> _Data shown_
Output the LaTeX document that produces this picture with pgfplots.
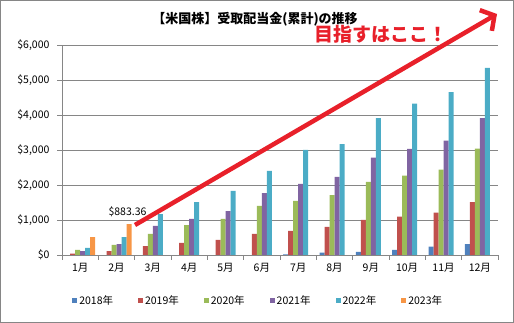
\documentclass[border=0pt]{standalone}
\usepackage{pgfplots}
\pgfplotsset{compat=1.18}
\usepackage{fontspec}
\setmainfont{Noto Sans CJK JP}
\usetikzlibrary{arrows.meta}
\definecolor{c2018}{HTML}{4F81BD}
\definecolor{c2019}{HTML}{C0504D}
\definecolor{c2020}{HTML}{9BBB59}
\definecolor{c2021}{HTML}{8064A2}
\definecolor{c2022}{HTML}{4BACC6}
\definecolor{c2023}{HTML}{F79646}
\definecolor{gridc}{HTML}{868686}
\definecolor{arrowred}{HTML}{E8202A}
\begin{document}
\begin{tikzpicture}[x=1pt,y=1pt]
\useasboundingbox (0,0) rectangle (514,323);
\draw[gridc, line width=0.8pt] (0.6,0.6) rectangle (513.4,322.4);
\begin{axis}[
  at={(62pt,68pt)}, anchor=south west,
  scale only axis, width=436pt, height=210pt,
  xmin=0.5, xmax=12.5, ymin=0, ymax=6000,
  ybar=0pt, bar width=5pt,
  axis lines=left, axis line style={-, draw=gridc},
  xtick={0.5,1.5,...,12.5},
  x tick label as interval,
  xticklabels={1月,2月,3月,4月,5月,6月,7月,8月,9月,10月,11月,12月},
  ytick={0,1000,...,6000},
  yticklabels={\$0,\$1{,}000,\$2{,}000,\$3{,}000,\$4{,}000,\$5{,}000,\$6{,}000},
  tick align=outside, major tick length=5pt,
  tick style={draw=gridc, line width=0.6pt},
  ymajorgrids, grid style={draw=gridc, line width=0.6pt},
  ticklabel style={font=\fontsize{10.5}{12}\selectfont},
  /pgf/number format/assume math mode=true,
  yticklabel style={xshift=-4pt},
  legend columns=6,
  legend style={draw=none, at={(0.45,-0.219)}, anchor=center,
    font=\fontsize{10.5}{12}\selectfont,
    /tikz/every even column/.append style={column sep=23pt}},
  legend image code/.code={\fill[#1,draw=none] (0pt,-2.5pt) rectangle (5pt,2.5pt);},
]
\addplot[fill=c2018, draw=none] coordinates {(7,20) (8,66) (9,86) (10,143) (11,238) (12,314)};
\addplot[fill=c2019, draw=none] coordinates {(1,40) (2,114) (3,257) (4,343) (5,429) (6,600) (7,686) (8,800) (9,1000) (10,1095) (11,1210) (12,1514)};
\addplot[fill=c2020, draw=none] coordinates {(1,143) (2,286) (3,600) (4,857) (5,1029) (6,1400) (7,1543) (8,1714) (9,2086) (10,2267) (11,2438) (12,3038)};
\addplot[fill=c2021, draw=none] coordinates {(1,114) (2,314) (3,829) (4,1029) (5,1257) (6,1771) (7,2029) (8,2229) (9,2781) (10,3029) (11,3267) (12,3914)};
\addplot[fill=c2022, draw=none] coordinates {(1,200) (2,514) (3,1171) (4,1514) (5,1829) (6,2400) (7,3000) (8,3171) (9,3914) (10,4324) (11,4657) (12,5343)};
\addplot[fill=c2023, draw=none] coordinates {(1,514) (2,883.36)};
\legend{2018年,2019年,2020年,2021年,2022年,2023年}
\node[anchor=base, font=\fontsize{10.5}{12}\selectfont, xshift=11pt, yshift=9pt] at (axis cs:2,883.36) {\$883.36};
\end{axis}
\node[font=\fontsize{13}{15}\selectfont\bfseries] at (255,304) {【米国株】受取配当金(累計)の推移};
\draw[arrowred, line width=4.5pt, -{Straight Barb[length=10pt,width=24pt]}] (135,98) -- (497,309);
\node[text=arrowred, font=\fontsize{19}{22}\selectfont\bfseries] at (381,289) {目指すはここ！};
\end{tikzpicture}
\end{document}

> _Task instructions_
Copy the material shown above in full and exactly. Skip the pictures.

> _Task output_
Output the LaTeX document that produces this picture with pgfplots.
\documentclass[border=0pt]{standalone}
\usepackage{pgfplots}
\pgfplotsset{compat=1.18}
\usepackage{fontspec}
\setmainfont{Noto Sans CJK JP}
\usetikzlibrary{arrows.meta}
\definecolor{c2018}{HTML}{4F81BD}
\definecolor{c2019}{HTML}{C0504D}
\definecolor{c2020}{HTML}{9BBB59}
\definecolor{c2021}{HTML}{8064A2}
\definecolor{c2022}{HTML}{4BACC6}
\definecolor{c2023}{HTML}{F79646}
\definecolor{gridc}{HTML}{868686}
\definecolor{arrowred}{HTML}{E8202A}
\begin{document}
\begin{tikzpicture}[x=1pt,y=1pt]
\useasboundingbox (0,0) rectangle (514,323);
\draw[gridc, line width=0.8pt] (0.6,0.6) rectangle (513.4,322.4);
\begin{axis}[
  at={(62pt,68pt)}, anchor=south west,
  scale only axis, width=436pt, height=210pt,
  xmin=0.5, xmax=12.5, ymin=0, ymax=6000,
  ybar=0pt, bar width=5pt,
  axis lines=left, axis line style={-, draw=gridc},
  xtick={0.5,1.5,...,12.5},
  x tick label as interval,
  xticklabels={1月,2月,3月,4月,5月,6月,7月,8月,9月,10月,11月,12月},
  ytick={0,1000,...,6000},
  yticklabels={\$0,\$1{,}000,\$2{,}000,\$3{,}000,\$4{,}000,\$5{,}000,\$6{,}000},
  tick align=outside, major tick length=5pt,
  tick style={draw=gridc, line width=0.6pt},
  ymajorgrids, grid style={draw=gridc, line width=0.6pt},
  ticklabel style={font=\fontsize{10.5}{12}\selectfont},
  /pgf/number format/assume math mode=true,
  yticklabel style={xshift=-4pt},
  legend columns=6,
  legend style={draw=none, at={(0.45,-0.219)}, anchor=center,
    font=\fontsize{10.5}{12}\selectfont,
    /tikz/every even column/.append style={column sep=23pt}},
  legend image code/.code={\fill[#1,draw=none] (0pt,-2.5pt) rectangle (5pt,2.5pt);},
]
\addplot[fill=c2018, draw=none] coordinates {(7,20) (8,66) (9,86) (10,143) (11,238) (12,314)};
\addplot[fill=c2019, draw=none] coordinates {(1,40) (2,114) (3,257) (4,343) (5,429) (6,600) (7,686) (8,800) (9,1000) (10,1095) (11,1210) (12,1514)};
\addplot[fill=c2020, draw=none] coordinates {(1,143) (2,286) (3,600) (4,857) (5,1029) (6,1400) (7,1543) (8,1714) (9,2086) (10,2267) (11,2438) (12,3038)};
\addplot[fill=c2021, draw=none] coordinates {(1,114) (2,314) (3,829) (4,1029) (5,1257) (6,1771) (7,2029) (8,2229) (9,2781) (10,3029) (11,3267) (12,3914)};
\addplot[fill=c2022, draw=none] coordinates {(1,200) (2,514) (3,1171) (4,1514) (5,1829) (6,2400) (7,3000) (8,3171) (9,3914) (10,4324) (11,4657) (12,5343)};
\addplot[fill=c2023, draw=none] coordinates {(1,514) (2,883.36)};
\legend{2018年,2019年,2020年,2021年,2022年,2023年}
\node[anchor=base, font=\fontsize{10.5}{12}\selectfont, xshift=11pt, yshift=9pt] at (axis cs:2,883.36) {\$883.36};
\end{axis}
\node[font=\fontsize{13}{15}\selectfont\bfseries] at (255,304) {【米国株】受取配当金(累計)の推移};
\draw[arrowred, line width=4.5pt, -{Straight Barb[length=10pt,width=24pt]}] (135,98) -- (497,309);
\node[text=arrowred, font=\fontsize{19}{22}\selectfont\bfseries] at (381,289) {目指すはここ！};
\end{tikzpicture}
\end{document}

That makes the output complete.